-- Begin ITEMS --
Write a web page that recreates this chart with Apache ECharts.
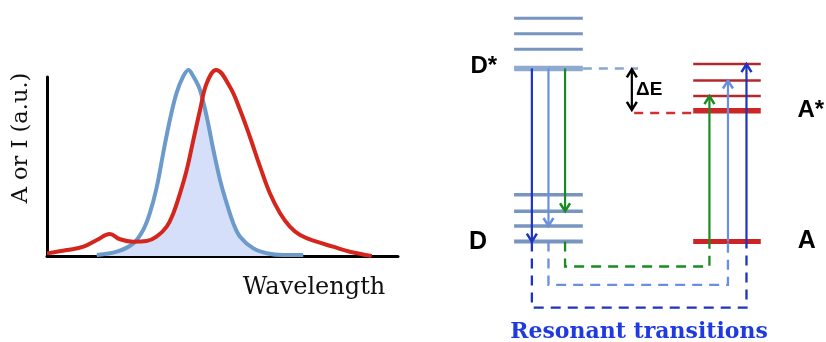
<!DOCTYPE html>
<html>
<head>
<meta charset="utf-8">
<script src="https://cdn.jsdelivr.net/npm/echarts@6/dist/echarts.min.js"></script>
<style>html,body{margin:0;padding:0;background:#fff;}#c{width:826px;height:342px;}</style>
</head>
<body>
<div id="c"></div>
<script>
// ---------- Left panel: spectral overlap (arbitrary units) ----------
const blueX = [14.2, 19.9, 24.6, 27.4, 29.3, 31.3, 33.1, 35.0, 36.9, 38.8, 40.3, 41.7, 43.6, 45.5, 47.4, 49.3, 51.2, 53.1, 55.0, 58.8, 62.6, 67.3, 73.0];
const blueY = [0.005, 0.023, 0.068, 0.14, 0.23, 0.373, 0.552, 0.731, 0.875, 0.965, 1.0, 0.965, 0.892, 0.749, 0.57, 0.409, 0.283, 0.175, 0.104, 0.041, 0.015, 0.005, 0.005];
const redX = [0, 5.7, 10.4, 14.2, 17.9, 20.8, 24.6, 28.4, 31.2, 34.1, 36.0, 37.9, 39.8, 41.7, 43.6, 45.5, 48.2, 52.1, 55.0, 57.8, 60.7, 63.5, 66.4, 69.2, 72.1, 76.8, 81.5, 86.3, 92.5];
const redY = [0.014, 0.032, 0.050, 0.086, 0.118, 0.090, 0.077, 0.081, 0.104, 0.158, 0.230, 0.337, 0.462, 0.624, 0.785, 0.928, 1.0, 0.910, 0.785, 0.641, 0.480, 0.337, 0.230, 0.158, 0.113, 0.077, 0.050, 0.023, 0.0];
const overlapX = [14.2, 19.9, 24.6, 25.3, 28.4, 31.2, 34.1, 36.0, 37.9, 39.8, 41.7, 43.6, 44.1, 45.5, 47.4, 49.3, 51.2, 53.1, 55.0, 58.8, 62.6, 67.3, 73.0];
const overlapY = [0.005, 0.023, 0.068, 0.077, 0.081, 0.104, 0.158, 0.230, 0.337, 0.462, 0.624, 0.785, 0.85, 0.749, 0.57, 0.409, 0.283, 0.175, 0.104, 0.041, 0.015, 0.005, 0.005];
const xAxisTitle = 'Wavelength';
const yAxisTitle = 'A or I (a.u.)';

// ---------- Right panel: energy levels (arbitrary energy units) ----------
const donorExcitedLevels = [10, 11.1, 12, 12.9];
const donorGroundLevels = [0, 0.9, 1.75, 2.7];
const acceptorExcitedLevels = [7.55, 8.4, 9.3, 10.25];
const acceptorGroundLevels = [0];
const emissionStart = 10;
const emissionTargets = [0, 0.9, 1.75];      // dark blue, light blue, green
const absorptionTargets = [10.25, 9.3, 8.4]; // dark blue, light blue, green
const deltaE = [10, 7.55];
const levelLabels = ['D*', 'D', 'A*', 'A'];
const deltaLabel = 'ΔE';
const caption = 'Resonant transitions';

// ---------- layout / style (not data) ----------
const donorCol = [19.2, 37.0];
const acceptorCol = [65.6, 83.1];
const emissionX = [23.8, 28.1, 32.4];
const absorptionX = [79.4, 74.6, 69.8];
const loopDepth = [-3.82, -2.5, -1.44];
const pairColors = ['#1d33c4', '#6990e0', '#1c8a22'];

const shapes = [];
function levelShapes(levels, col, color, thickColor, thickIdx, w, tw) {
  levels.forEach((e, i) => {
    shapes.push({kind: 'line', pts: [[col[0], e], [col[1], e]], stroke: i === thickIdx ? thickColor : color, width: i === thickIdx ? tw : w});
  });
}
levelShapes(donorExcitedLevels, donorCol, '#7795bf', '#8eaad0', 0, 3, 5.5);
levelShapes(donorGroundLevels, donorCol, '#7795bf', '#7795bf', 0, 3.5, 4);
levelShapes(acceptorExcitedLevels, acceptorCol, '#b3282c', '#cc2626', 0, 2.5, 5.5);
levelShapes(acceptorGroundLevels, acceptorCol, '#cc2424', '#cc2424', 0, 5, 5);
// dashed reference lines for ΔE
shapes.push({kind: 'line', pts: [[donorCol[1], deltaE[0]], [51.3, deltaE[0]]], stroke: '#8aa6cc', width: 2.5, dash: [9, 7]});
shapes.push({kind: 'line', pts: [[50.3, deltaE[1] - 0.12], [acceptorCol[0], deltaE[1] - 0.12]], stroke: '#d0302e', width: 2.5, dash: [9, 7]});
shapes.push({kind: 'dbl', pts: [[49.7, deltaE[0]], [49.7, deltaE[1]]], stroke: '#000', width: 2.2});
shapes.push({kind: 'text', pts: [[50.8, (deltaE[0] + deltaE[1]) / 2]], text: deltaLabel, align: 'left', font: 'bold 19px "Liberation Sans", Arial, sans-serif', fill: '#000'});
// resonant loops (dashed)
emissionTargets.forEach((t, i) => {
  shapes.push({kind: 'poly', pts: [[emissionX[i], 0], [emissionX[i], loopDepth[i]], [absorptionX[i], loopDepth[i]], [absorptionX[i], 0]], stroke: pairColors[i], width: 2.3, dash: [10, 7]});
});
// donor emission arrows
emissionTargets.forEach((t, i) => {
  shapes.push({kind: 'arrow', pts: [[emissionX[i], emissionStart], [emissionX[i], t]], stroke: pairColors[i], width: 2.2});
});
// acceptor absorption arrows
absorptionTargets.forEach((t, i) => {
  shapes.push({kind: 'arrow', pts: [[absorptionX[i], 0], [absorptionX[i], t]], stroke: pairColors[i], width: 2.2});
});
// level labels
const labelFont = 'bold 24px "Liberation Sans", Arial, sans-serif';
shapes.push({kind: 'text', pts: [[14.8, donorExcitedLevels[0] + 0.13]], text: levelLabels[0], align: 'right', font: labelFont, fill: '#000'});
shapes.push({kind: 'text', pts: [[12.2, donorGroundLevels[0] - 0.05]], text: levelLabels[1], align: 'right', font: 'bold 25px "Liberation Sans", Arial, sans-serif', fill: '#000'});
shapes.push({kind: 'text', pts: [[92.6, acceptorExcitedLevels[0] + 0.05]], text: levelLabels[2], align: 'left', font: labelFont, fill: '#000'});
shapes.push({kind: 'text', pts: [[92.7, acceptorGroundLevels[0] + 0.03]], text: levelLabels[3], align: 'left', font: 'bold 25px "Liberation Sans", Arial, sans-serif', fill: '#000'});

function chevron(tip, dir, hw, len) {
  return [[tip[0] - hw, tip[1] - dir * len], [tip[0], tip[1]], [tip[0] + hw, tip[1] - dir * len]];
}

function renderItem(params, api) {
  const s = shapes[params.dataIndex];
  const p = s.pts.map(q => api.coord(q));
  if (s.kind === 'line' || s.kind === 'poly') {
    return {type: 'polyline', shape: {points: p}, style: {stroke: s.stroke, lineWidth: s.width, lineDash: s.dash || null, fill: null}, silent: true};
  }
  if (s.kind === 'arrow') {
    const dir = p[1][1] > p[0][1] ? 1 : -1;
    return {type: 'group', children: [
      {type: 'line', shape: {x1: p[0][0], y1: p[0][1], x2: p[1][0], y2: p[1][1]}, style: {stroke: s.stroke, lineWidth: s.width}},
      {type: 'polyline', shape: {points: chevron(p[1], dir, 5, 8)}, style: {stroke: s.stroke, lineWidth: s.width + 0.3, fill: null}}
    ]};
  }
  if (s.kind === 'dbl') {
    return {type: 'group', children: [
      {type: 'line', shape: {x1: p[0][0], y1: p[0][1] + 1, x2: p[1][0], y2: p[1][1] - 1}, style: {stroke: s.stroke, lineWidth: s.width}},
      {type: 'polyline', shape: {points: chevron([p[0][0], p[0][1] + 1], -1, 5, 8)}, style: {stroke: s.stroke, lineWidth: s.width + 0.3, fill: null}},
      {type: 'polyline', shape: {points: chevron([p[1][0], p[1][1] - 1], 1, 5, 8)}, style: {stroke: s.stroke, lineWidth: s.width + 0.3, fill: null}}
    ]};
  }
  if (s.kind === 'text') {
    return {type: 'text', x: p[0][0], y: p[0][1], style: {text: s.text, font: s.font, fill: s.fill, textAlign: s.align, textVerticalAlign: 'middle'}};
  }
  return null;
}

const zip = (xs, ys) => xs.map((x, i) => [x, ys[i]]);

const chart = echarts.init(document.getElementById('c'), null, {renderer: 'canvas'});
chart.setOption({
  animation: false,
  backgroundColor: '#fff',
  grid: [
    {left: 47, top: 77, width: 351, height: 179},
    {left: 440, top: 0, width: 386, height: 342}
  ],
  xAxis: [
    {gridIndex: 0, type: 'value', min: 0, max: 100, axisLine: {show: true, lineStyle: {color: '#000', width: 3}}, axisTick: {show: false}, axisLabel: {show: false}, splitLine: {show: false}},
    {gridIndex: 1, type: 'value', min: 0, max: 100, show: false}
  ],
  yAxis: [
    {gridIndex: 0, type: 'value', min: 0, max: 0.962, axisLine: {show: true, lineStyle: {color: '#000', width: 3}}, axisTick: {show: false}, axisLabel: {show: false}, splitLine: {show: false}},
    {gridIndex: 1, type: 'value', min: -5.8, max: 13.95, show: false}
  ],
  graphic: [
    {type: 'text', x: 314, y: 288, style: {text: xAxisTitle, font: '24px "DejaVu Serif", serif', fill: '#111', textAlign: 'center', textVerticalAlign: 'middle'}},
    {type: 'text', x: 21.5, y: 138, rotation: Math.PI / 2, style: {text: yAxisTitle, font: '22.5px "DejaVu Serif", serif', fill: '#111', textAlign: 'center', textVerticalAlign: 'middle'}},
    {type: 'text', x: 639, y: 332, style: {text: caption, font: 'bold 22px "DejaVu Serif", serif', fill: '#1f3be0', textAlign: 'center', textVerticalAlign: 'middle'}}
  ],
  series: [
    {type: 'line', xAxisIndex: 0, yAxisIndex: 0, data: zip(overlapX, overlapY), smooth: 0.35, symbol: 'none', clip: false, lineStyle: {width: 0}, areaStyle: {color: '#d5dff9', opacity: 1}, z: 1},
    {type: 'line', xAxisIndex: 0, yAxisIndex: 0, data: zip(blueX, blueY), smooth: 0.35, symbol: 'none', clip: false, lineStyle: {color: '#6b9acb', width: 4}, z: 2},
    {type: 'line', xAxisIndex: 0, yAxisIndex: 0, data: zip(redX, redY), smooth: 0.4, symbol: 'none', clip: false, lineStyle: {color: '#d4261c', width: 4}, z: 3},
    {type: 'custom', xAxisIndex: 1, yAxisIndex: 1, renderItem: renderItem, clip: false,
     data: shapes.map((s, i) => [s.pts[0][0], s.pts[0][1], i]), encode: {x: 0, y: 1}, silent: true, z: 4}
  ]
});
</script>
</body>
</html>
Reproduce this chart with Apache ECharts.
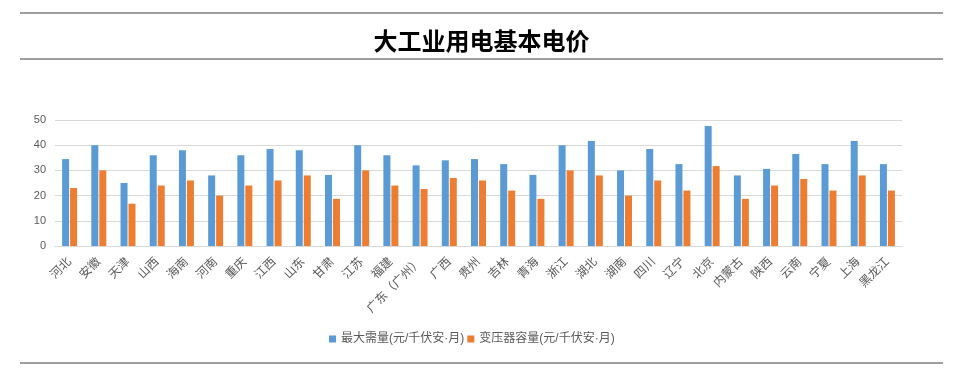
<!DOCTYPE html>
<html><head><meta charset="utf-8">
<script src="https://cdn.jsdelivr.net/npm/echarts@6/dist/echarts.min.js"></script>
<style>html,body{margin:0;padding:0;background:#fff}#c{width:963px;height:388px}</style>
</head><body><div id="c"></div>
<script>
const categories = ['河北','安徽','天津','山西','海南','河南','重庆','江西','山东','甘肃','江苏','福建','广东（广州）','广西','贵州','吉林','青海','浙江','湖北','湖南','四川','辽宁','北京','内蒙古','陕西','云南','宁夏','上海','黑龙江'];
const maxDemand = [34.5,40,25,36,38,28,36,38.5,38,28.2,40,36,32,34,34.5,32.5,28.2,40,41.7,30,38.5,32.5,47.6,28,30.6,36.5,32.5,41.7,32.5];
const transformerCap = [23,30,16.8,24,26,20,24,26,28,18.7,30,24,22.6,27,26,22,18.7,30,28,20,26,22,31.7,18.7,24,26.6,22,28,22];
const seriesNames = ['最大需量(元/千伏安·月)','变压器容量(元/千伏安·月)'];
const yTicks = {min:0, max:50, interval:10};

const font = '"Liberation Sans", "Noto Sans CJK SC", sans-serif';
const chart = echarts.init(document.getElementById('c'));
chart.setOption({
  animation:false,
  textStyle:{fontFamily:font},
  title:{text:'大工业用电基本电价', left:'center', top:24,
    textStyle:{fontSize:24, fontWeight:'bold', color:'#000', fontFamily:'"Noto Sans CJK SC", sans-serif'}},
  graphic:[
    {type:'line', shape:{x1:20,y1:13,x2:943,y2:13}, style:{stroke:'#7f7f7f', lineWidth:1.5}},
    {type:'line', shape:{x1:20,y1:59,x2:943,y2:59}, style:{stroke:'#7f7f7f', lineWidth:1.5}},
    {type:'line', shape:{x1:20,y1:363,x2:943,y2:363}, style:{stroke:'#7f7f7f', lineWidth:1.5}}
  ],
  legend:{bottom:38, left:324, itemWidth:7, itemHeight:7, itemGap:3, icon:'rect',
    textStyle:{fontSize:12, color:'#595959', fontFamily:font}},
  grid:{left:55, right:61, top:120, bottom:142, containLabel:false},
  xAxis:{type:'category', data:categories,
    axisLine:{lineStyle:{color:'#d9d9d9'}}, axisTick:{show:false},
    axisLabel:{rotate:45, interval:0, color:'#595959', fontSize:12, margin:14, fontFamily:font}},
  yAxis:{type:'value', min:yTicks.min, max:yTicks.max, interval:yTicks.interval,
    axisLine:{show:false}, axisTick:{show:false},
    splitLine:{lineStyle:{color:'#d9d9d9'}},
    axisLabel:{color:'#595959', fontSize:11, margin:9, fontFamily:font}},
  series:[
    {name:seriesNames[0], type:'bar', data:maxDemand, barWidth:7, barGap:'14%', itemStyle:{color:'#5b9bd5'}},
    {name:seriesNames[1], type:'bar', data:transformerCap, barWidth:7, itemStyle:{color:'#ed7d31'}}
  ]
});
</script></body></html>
-- End ITEMS --
■ DIRECTION
Exactly as they appear, print the lines of the listing above from its first line through the line that contains "const caption = 'Resonant transitions';", minus the pictures.

■ SOLUTION FOR THIS TASK
Write a web page that recreates this chart with Apache ECharts.
<!DOCTYPE html>
<html>
<head>
<meta charset="utf-8">
<script src="https://cdn.jsdelivr.net/npm/echarts@6/dist/echarts.min.js"></script>
<style>html,body{margin:0;padding:0;background:#fff;}#c{width:826px;height:342px;}</style>
</head>
<body>
<div id="c"></div>
<script>
// ---------- Left panel: spectral overlap (arbitrary units) ----------
const blueX = [14.2, 19.9, 24.6, 27.4, 29.3, 31.3, 33.1, 35.0, 36.9, 38.8, 40.3, 41.7, 43.6, 45.5, 47.4, 49.3, 51.2, 53.1, 55.0, 58.8, 62.6, 67.3, 73.0];
const blueY = [0.005, 0.023, 0.068, 0.14, 0.23, 0.373, 0.552, 0.731, 0.875, 0.965, 1.0, 0.965, 0.892, 0.749, 0.57, 0.409, 0.283, 0.175, 0.104, 0.041, 0.015, 0.005, 0.005];
const redX = [0, 5.7, 10.4, 14.2, 17.9, 20.8, 24.6, 28.4, 31.2, 34.1, 36.0, 37.9, 39.8, 41.7, 43.6, 45.5, 48.2, 52.1, 55.0, 57.8, 60.7, 63.5, 66.4, 69.2, 72.1, 76.8, 81.5, 86.3, 92.5];
const redY = [0.014, 0.032, 0.050, 0.086, 0.118, 0.090, 0.077, 0.081, 0.104, 0.158, 0.230, 0.337, 0.462, 0.624, 0.785, 0.928, 1.0, 0.910, 0.785, 0.641, 0.480, 0.337, 0.230, 0.158, 0.113, 0.077, 0.050, 0.023, 0.0];
const overlapX = [14.2, 19.9, 24.6, 25.3, 28.4, 31.2, 34.1, 36.0, 37.9, 39.8, 41.7, 43.6, 44.1, 45.5, 47.4, 49.3, 51.2, 53.1, 55.0, 58.8, 62.6, 67.3, 73.0];
const overlapY = [0.005, 0.023, 0.068, 0.077, 0.081, 0.104, 0.158, 0.230, 0.337, 0.462, 0.624, 0.785, 0.85, 0.749, 0.57, 0.409, 0.283, 0.175, 0.104, 0.041, 0.015, 0.005, 0.005];
const xAxisTitle = 'Wavelength';
const yAxisTitle = 'A or I (a.u.)';

// ---------- Right panel: energy levels (arbitrary energy units) ----------
const donorExcitedLevels = [10, 11.1, 12, 12.9];
const donorGroundLevels = [0, 0.9, 1.75, 2.7];
const acceptorExcitedLevels = [7.55, 8.4, 9.3, 10.25];
const acceptorGroundLevels = [0];
const emissionStart = 10;
const emissionTargets = [0, 0.9, 1.75];      // dark blue, light blue, green
const absorptionTargets = [10.25, 9.3, 8.4]; // dark blue, light blue, green
const deltaE = [10, 7.55];
const levelLabels = ['D*', 'D', 'A*', 'A'];
const deltaLabel = 'ΔE';
const caption = 'Resonant transitions';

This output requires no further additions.